Des gens comme les autres concourt dans la catégorie du drame familial le plus pur, sans à-côtés, et dans ce registre il me semble qu'il atteint une hauteur assez élevée. Quelque chose me retient d'adhérer plus pleinement, sans doute lié au genre qui contient dans les termes de sa définition des limites nettes trouvant peu d'échos dans ma sensibilité (mais les contre-exemples existent, à commencer par le magnifique À bout de course de Sidney Lumet), et peut-être aussi à la mise en scène empreinte de l'esthétique 80s, déjà, en 1980. Et au genre devenu parfaitement classique, aussi, celui du drame intimiste révélant l'hypocrisie des familles aisées sous le vernis des convenances.
Mais ces remarques préliminaires mises de côté, ce premier film de Robert Redford reste remarquablement maîtrisé. Pas de coup d'esbroufe pour tenter de briller vainement, pas de faute de goût manifeste, et une dimension psychologique d'une certaine tenue évitant les principaux écueils (et ils sont nombreux) du genre. L'acteur néo-réalisateur (absent du casting) fait preuve d'une maturité et d'une acuité remarquables pour décrire sans décharger un torrent de pathos les blessures plus ou moins secrètes d'une famille bourgeoise "comme les autres", c'est-à-dire sans problème apparent vue de l'extérieur mais pétrie de tensions intérieures.
Tout en détours, Redford dresse le portrait de ces gens qui maîtrisent leur image, contrôlent leurs émotions, tempèrent leurs jugements, en faisant passer l'apparence avant toute autre chose. Mais derrière les façades impeccables, les fondations tremblent. La culpabilité, la sécheresse émotionnelle, la distance insupportable aux proches : autant d'éléments qui accablent l'adolescent et qui sont rendus avec une finesse de trait très appréciable. Seule la figure du psy est un peu caricaturale, à rendre Judd Hirsch presque antipathique : un exploit en soi. Il y a un petit côté "plaidoyer pour la psychothérapie familiale" comme solution absolue, sans doute représentatif de l'état d'esprit de l'époque.

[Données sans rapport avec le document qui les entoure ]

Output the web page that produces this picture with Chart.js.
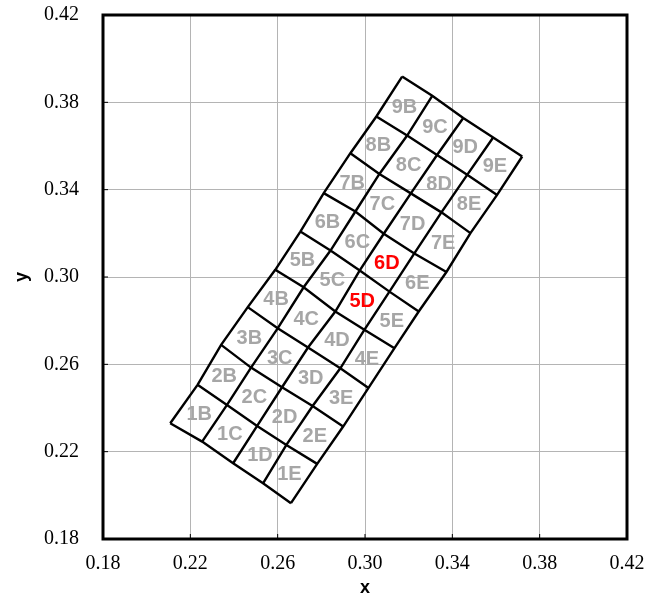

Le personnage de la mère finit par délivrer une froideur tétanisante, à travers son ressentiment incertain, un peu flou, pas totalement explicite, à l'image de cet ultime contact physique entre elle et son fils. Il s'approche d'elle pour la serrer dans ses bras, et elle restera comme pétrifiée par ce geste affectif. La pudeur de Redford pour décrire ces trois solitudes (le père, la mère, le fils devenu unique) désemparées, incapables de communiquer, est sans hésitation le meilleur argument du film.